## THE TASK
Copy the data precisely, character for character, and leave out every picture.

##### GIVEN INFORMATION #####

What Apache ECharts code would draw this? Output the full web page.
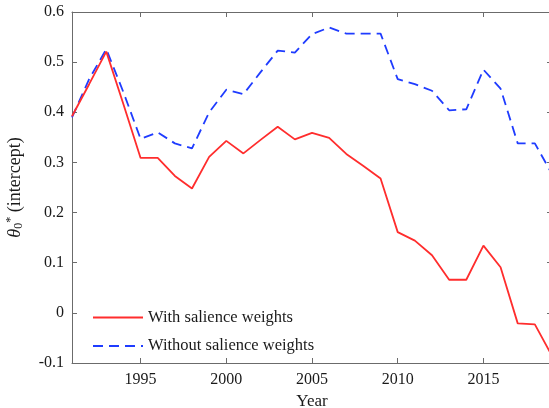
<!DOCTYPE html>
<html>
<head>
<meta charset="utf-8">
<script src="https://cdn.jsdelivr.net/npm/echarts@6/dist/echarts.min.js"></script>
<style>html,body{margin:0;padding:0;background:#fff}#c{width:549px;height:408px}</style>
</head>
<body>
<div id="c"></div>
<script>
const years = [1991,1992,1993,1994,1995,1996,1997,1998,1999,2000,2001,2002,2003,2004,2005,2006,2007,2008,2009,2010,2011,2012,2013,2014,2015,2016,2017,2018,2019];
const withSalience = [0.392,0.456,0.521,0.416,0.309,0.309,0.273,0.248,0.311,0.343,0.318,0.345,0.371,0.346,0.359,0.349,0.317,0.293,0.268,0.161,0.144,0.115,0.066,0.066,0.134,0.091,-0.021,-0.023,-0.086];
const withoutSalience = [0.390,0.466,0.526,0.440,0.347,0.360,0.338,0.328,0.400,0.445,0.436,0.480,0.523,0.519,0.556,0.569,0.557,0.557,0.557,0.466,0.456,0.443,0.404,0.406,0.485,0.447,0.338,0.338,0.277];
const xTicks = [1995,2000,2005,2010,2015];
const yTicks = [-0.1,0,0.1,0.2,0.3,0.4,0.5,0.6];
const seriesNames = ['With salience weights','Without salience weights'];

const FONT = 'Liberation Serif';
const axisCol = '#6b6b6b';
const chart = echarts.init(document.getElementById('c'));
const fmtY = v => String(parseFloat(v.toFixed(1)));
const fmtX = v => String(Math.round(v));
chart.setOption({
  animation: false,
  backgroundColor: '#fff',
  grid: {left: 72, top: 12, width: 480, height: 351, outerBoundsMode: 'none', containLabel: false},
  legend: {
    orient: 'vertical', left: 92, top: 309, padding: 0,
    itemWidth: 50, itemHeight: 14, itemGap: 11.5,
    itemStyle: {opacity: 0},
    textStyle: {fontFamily: FONT, fontSize: 16.5, color: '#1a1a1a'},
    data: seriesNames
  },
  xAxis: [{
    type: 'value', min: years[0], max: years[years.length-1],
    name: 'Year', nameLocation: 'middle', nameGap: 30,
    nameTextStyle: {fontFamily: FONT, fontSize: 17, color: '#1a1a1a'},
    axisLine: {show: true, onZero: false, lineStyle: {color: axisCol, width: 1}},
    axisTick: {show: true, inside: true, length: 5, customValues: xTicks, lineStyle: {color: axisCol}},
    axisLabel: {customValues: xTicks, formatter: fmtX, fontFamily: FONT, fontSize: 16, color: '#1a1a1a', margin: 9},
    splitLine: {show: false}
  },{
    type: 'value', position: 'top', min: years[0], max: years[years.length-1],
    axisLine: {show: true, onZero: false, lineStyle: {color: axisCol, width: 1}},
    axisTick: {show: true, inside: true, length: 5, customValues: xTicks, lineStyle: {color: axisCol}},
    axisLabel: {show: false}, splitLine: {show: false}
  }],
  yAxis: [{
    type: 'value', min: yTicks[0], max: yTicks[yTicks.length-1], interval: 0.1,
    name: '{t|θ}{sb|0}{sp|*}{n| (intercept)}', nameLocation: 'middle', nameRotate: 90, nameGap: 47,
    nameTextStyle: {fontFamily: FONT, fontSize: 18, color: '#1a1a1a',
      rich: {
        t: {fontFamily: FONT, fontStyle: 'italic', fontSize: 18, color: '#1a1a1a'},
        sb: {fontFamily: FONT, fontSize: 12, color: '#1a1a1a', verticalAlign: 'bottom', padding: [6,0,0,0]},
        sp: {fontFamily: FONT, fontSize: 12, color: '#1a1a1a', verticalAlign: 'top', padding: [0,0,8,0]},
        n: {fontFamily: FONT, fontSize: 18, color: '#1a1a1a'}
      }},
    axisLine: {show: true, onZero: false, lineStyle: {color: axisCol, width: 1}},
    axisTick: {show: true, inside: true, length: 5, lineStyle: {color: axisCol}},
    axisLabel: {fontFamily: FONT, fontSize: 16, color: '#1a1a1a', margin: 8, formatter: fmtY},
    splitLine: {show: false}
  },{
    type: 'value', position: 'right', min: yTicks[0], max: yTicks[yTicks.length-1], interval: 0.1,
    axisLine: {show: true, onZero: false, lineStyle: {color: axisCol, width: 1}},
    axisTick: {show: true, inside: true, length: 5, lineStyle: {color: axisCol}},
    axisLabel: {show: false}, splitLine: {show: false}
  }],
  series: [{
    name: seriesNames[0], type: 'line', symbol: 'none', showSymbol: false,
    data: years.map((y,i) => [y, withSalience[i]]),
    lineStyle: {color: '#ff2d2d', width: 1.8}, itemStyle: {color: '#ff2d2d'}, z: 3
  },{
    name: seriesNames[1], type: 'line', symbol: 'none', showSymbol: false,
    data: years.map((y,i) => [y, withoutSalience[i]]),
    lineStyle: {color: '#1f3cff', width: 1.8, type: [10,6]}, itemStyle: {color: '#1f3cff'}, z: 2
  }]
});
</script>
</body>
</html>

#####

## EXERCISE SOLUTION
What Apache ECharts code would draw this? Output the full web page.
<!DOCTYPE html>
<html>
<head>
<meta charset="utf-8">
<script src="https://cdn.jsdelivr.net/npm/echarts@6/dist/echarts.min.js"></script>
<style>html,body{margin:0;padding:0;background:#fff}#c{width:549px;height:408px}</style>
</head>
<body>
<div id="c"></div>
<script>
const years = [1991,1992,1993,1994,1995,1996,1997,1998,1999,2000,2001,2002,2003,2004,2005,2006,2007,2008,2009,2010,2011,2012,2013,2014,2015,2016,2017,2018,2019];
const withSalience = [0.392,0.456,0.521,0.416,0.309,0.309,0.273,0.248,0.311,0.343,0.318,0.345,0.371,0.346,0.359,0.349,0.317,0.293,0.268,0.161,0.144,0.115,0.066,0.066,0.134,0.091,-0.021,-0.023,-0.086];
const withoutSalience = [0.390,0.466,0.526,0.440,0.347,0.360,0.338,0.328,0.400,0.445,0.436,0.480,0.523,0.519,0.556,0.569,0.557,0.557,0.557,0.466,0.456,0.443,0.404,0.406,0.485,0.447,0.338,0.338,0.277];
const xTicks = [1995,2000,2005,2010,2015];
const yTicks = [-0.1,0,0.1,0.2,0.3,0.4,0.5,0.6];
const seriesNames = ['With salience weights','Without salience weights'];

const FONT = 'Liberation Serif';
const axisCol = '#6b6b6b';
const chart = echarts.init(document.getElementById('c'));
const fmtY = v => String(parseFloat(v.toFixed(1)));
const fmtX = v => String(Math.round(v));
chart.setOption({
  animation: false,
  backgroundColor: '#fff',
  grid: {left: 72, top: 12, width: 480, height: 351, outerBoundsMode: 'none', containLabel: false},
  legend: {
    orient: 'vertical', left: 92, top: 309, padding: 0,
    itemWidth: 50, itemHeight: 14, itemGap: 11.5,
    itemStyle: {opacity: 0},
    textStyle: {fontFamily: FONT, fontSize: 16.5, color: '#1a1a1a'},
    data: seriesNames
  },
  xAxis: [{
    type: 'value', min: years[0], max: years[years.length-1],
    name: 'Year', nameLocation: 'middle', nameGap: 30,
    nameTextStyle: {fontFamily: FONT, fontSize: 17, color: '#1a1a1a'},
    axisLine: {show: true, onZero: false, lineStyle: {color: axisCol, width: 1}},
    axisTick: {show: true, inside: true, length: 5, customValues: xTicks, lineStyle: {color: axisCol}},
    axisLabel: {customValues: xTicks, formatter: fmtX, fontFamily: FONT, fontSize: 16, color: '#1a1a1a', margin: 9},
    splitLine: {show: false}
  },{
    type: 'value', position: 'top', min: years[0], max: years[years.length-1],
    axisLine: {show: true, onZero: false, lineStyle: {color: axisCol, width: 1}},
    axisTick: {show: true, inside: true, length: 5, customValues: xTicks, lineStyle: {color: axisCol}},
    axisLabel: {show: false}, splitLine: {show: false}
  }],
  yAxis: [{
    type: 'value', min: yTicks[0], max: yTicks[yTicks.length-1], interval: 0.1,
    name: '{t|θ}{sb|0}{sp|*}{n| (intercept)}', nameLocation: 'middle', nameRotate: 90, nameGap: 47,
    nameTextStyle: {fontFamily: FONT, fontSize: 18, color: '#1a1a1a',
      rich: {
        t: {fontFamily: FONT, fontStyle: 'italic', fontSize: 18, color: '#1a1a1a'},
        sb: {fontFamily: FONT, fontSize: 12, color: '#1a1a1a', verticalAlign: 'bottom', padding: [6,0,0,0]},
        sp: {fontFamily: FONT, fontSize: 12, color: '#1a1a1a', verticalAlign: 'top', padding: [0,0,8,0]},
        n: {fontFamily: FONT, fontSize: 18, color: '#1a1a1a'}
      }},
    axisLine: {show: true, onZero: false, lineStyle: {color: axisCol, width: 1}},
    axisTick: {show: true, inside: true, length: 5, lineStyle: {color: axisCol}},
    axisLabel: {fontFamily: FONT, fontSize: 16, color: '#1a1a1a', margin: 8, formatter: fmtY},
    splitLine: {show: false}
  },{
    type: 'value', position: 'right', min: yTicks[0], max: yTicks[yTicks.length-1], interval: 0.1,
    axisLine: {show: true, onZero: false, lineStyle: {color: axisCol, width: 1}},
    axisTick: {show: true, inside: true, length: 5, lineStyle: {color: axisCol}},
    axisLabel: {show: false}, splitLine: {show: false}
  }],
  series: [{
    name: seriesNames[0], type: 'line', symbol: 'none', showSymbol: false,
    data: years.map((y,i) => [y, withSalience[i]]),
    lineStyle: {color: '#ff2d2d', width: 1.8}, itemStyle: {color: '#ff2d2d'}, z: 3
  },{
    name: seriesNames[1], type: 'line', symbol: 'none', showSymbol: false,
    data: years.map((y,i) => [y, withoutSalience[i]]),
    lineStyle: {color: '#1f3cff', width: 1.8, type: [10,6]}, itemStyle: {color: '#1f3cff'}, z: 2
  }]
});
</script>
</body>
</html>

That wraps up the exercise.